Question

At SP-WB(TV)-PH-85 two black bodies at 327℃ and 627℃ are suspended in an environment at 27℃. The ratio of their emissive powers is
A. 15:8
B. 16:3
C. 3:16
D. 5:8

Answer 1

The Emissive power of a body at a given temperature is the quantity of radiant energy emitted by the body per unit time per unit surface area of the body at that temperature. Using the Stefan Boltzmann Law, we can find out the required ratio.

Complete step by step answer:
Radiation is a process of transferring heat energy from one body to another without heating the intervening medium.
A perfectly black body is the one that absorbs all the heat radiations irrespective of the wavelength, incident on it. It doesn’t reflect or transmit any incident radiation due to which it appears completely black.
Energy radiated per unit time per unit surface area of the body is called emissive power.
$E = \dfrac{Q}{{\Delta A\Delta t}}$
Now According to Stefan Boltzmann Law, the amount of radiation emitted per unit time from an area A of a black body at absolute temperature T is directly proportional to the fourth power of the temperature.
$u = sA{T^4}$
Where s is Stefan’s constant, $s = 5.67 \times {10^{ - 8}}W/{m^2}{k^4}$ and $u$ is emissive power.
For a non-black body, $u = e\sigma A{T^4}$
Where e is the emissivity which lies between 0 to 1.
With the surrounding temperature ${T_0}$, net energy radiated by an area A per unit time.
$\Delta u = u - u^\circ = e\sigma A\left[ {{T^4} - T_0^4} \right]$
The Emissive power of the black body at 327℃ or 600K in an environment at 27℃ or 300K,
$u = e\sigma A(T_1^4 - T_0^4)$
The Emissive power of the black body at 627℃ or 900K in an environment at 27℃ or 300K,
${u_2} = e\sigma A{\left( {T_2^4 - T_0^4} \right)^4}$
Dividing the above two equations we get,
$\dfrac{{{u_1}}}{{{u_2}}} = \dfrac{{T_2^4 - T_0^4}}{{T_1^4 - T_0^4}} \\\ \implies \dfrac{{{u_1}}}{{{u_2}}} = \dfrac{{{{\left( {600} \right)}^4} - {{\left( {300} \right)}^4}}}{{{{\left( {900} \right)}^4} - {{\left( {300} \right)}^4}}} \\\ \implies \dfrac{{{u_1}}}{{{u_2}}} = \dfrac{{{{(6)}^4} - {{(3)}^4}}}{{{{(9)}^4} - {{(3)}^4}}} \\\ \implies \dfrac{{{u_1}}}{{{u_2}}} = \dfrac{{{3^4}({2^4} - 1)}}{{{3^4}({3^4} - 1)}} \\\ \implies \dfrac{{{u_1}}}{{{u_2}}} = \dfrac{{16 - 1}}{{81 - 1}} = \dfrac{{15}}{{80}} = \dfrac{3}{{16}} \\\$
Thus the ratio of their emissive powers is 3:16.

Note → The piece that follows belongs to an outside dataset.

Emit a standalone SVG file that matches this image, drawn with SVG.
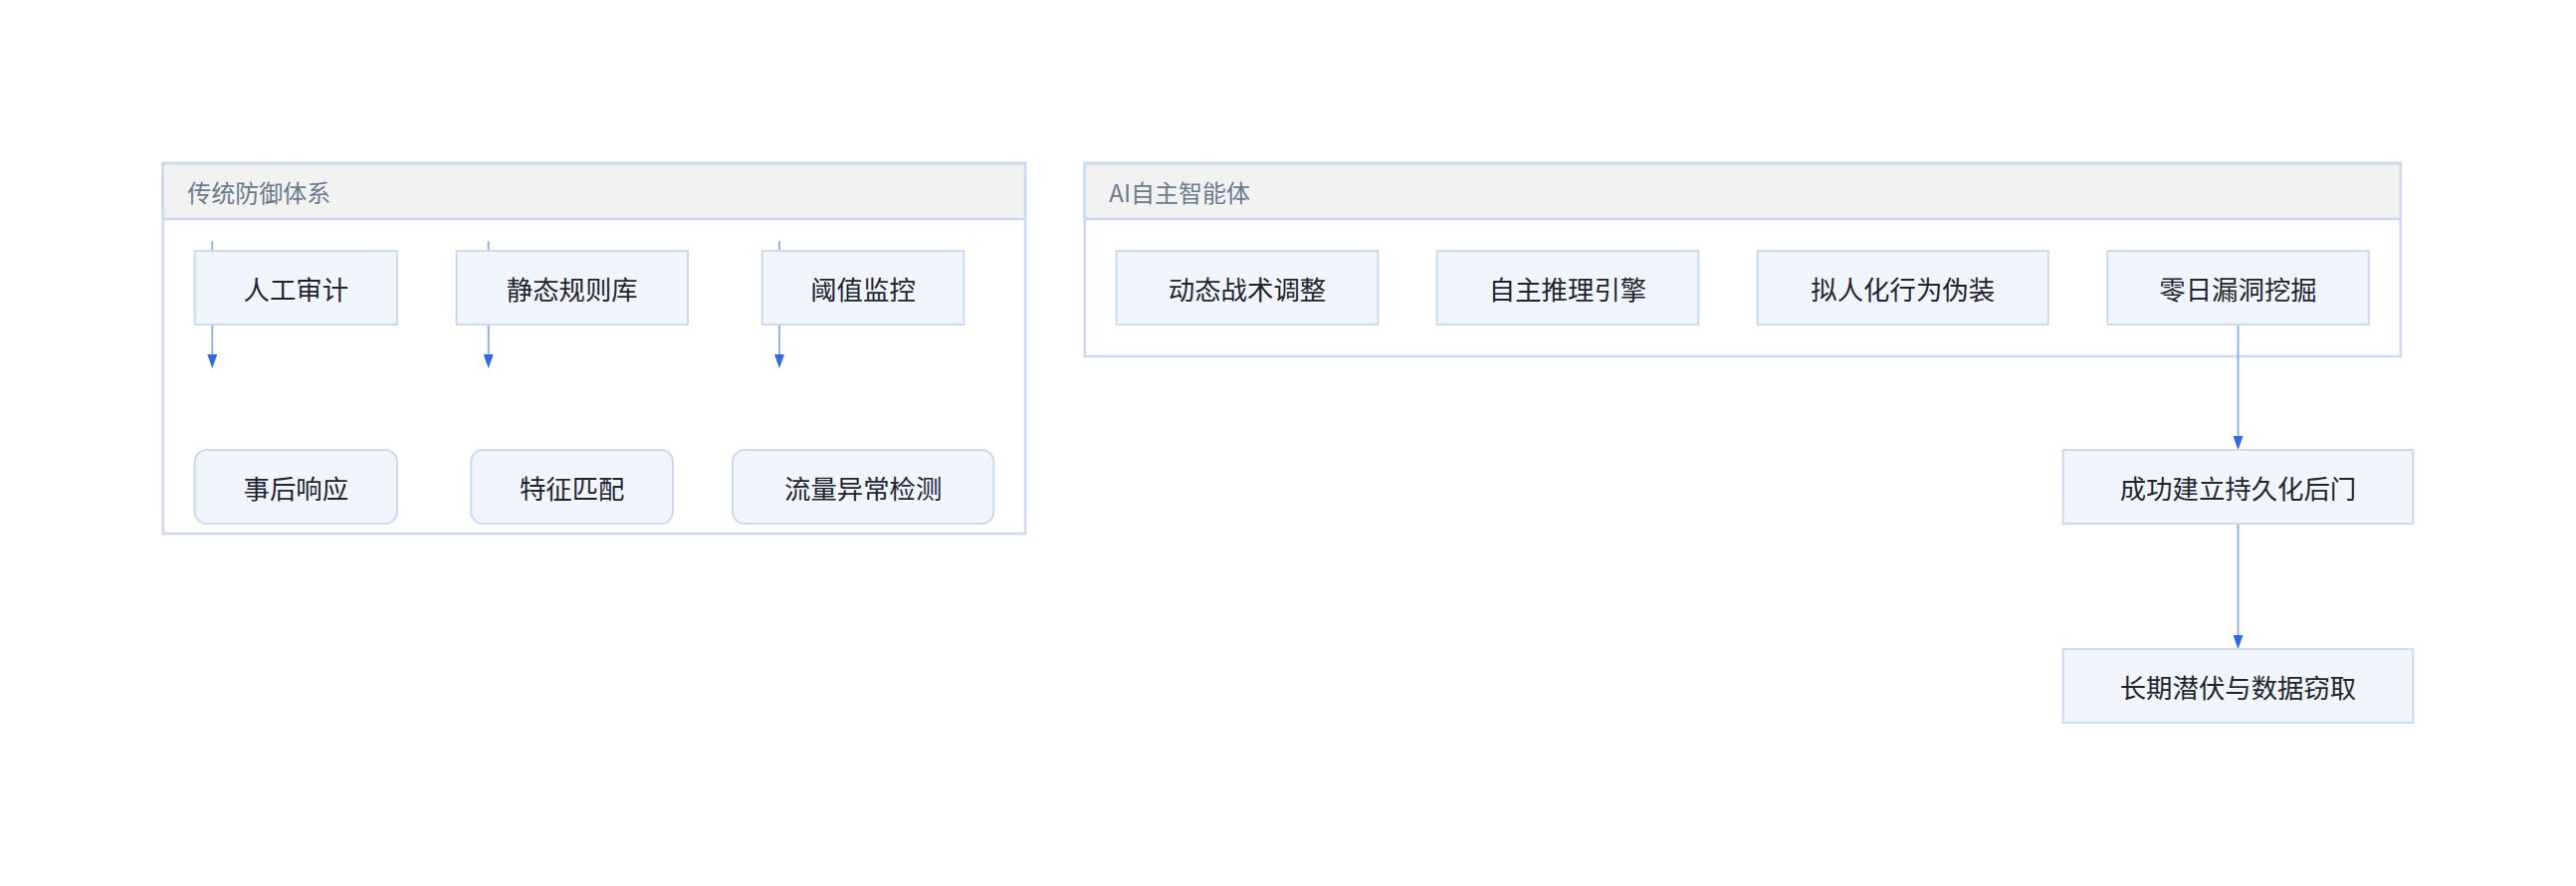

So, the correct answer is “Option C”.

Additional Information:
Stefan Boltzmann Law establishes a relation between the temperature of the black body and the amount of power it emits per unit area. The law states that; The total energy emitted/radiated per unit surface area of the black body across all the wavelengths per unit is directly proportional to the fourth power of the black body’s thermodynamic temperature.

Note:
The temperature first has to be converted into kelvins before applying in the equation of Stefan Boltzmann law otherwise you may not get the correct answer. In reality, a perfect black body doesn’t exist. The lampblack and platinum black are an approximation of the black body as they absorb 99% of the incident radiation.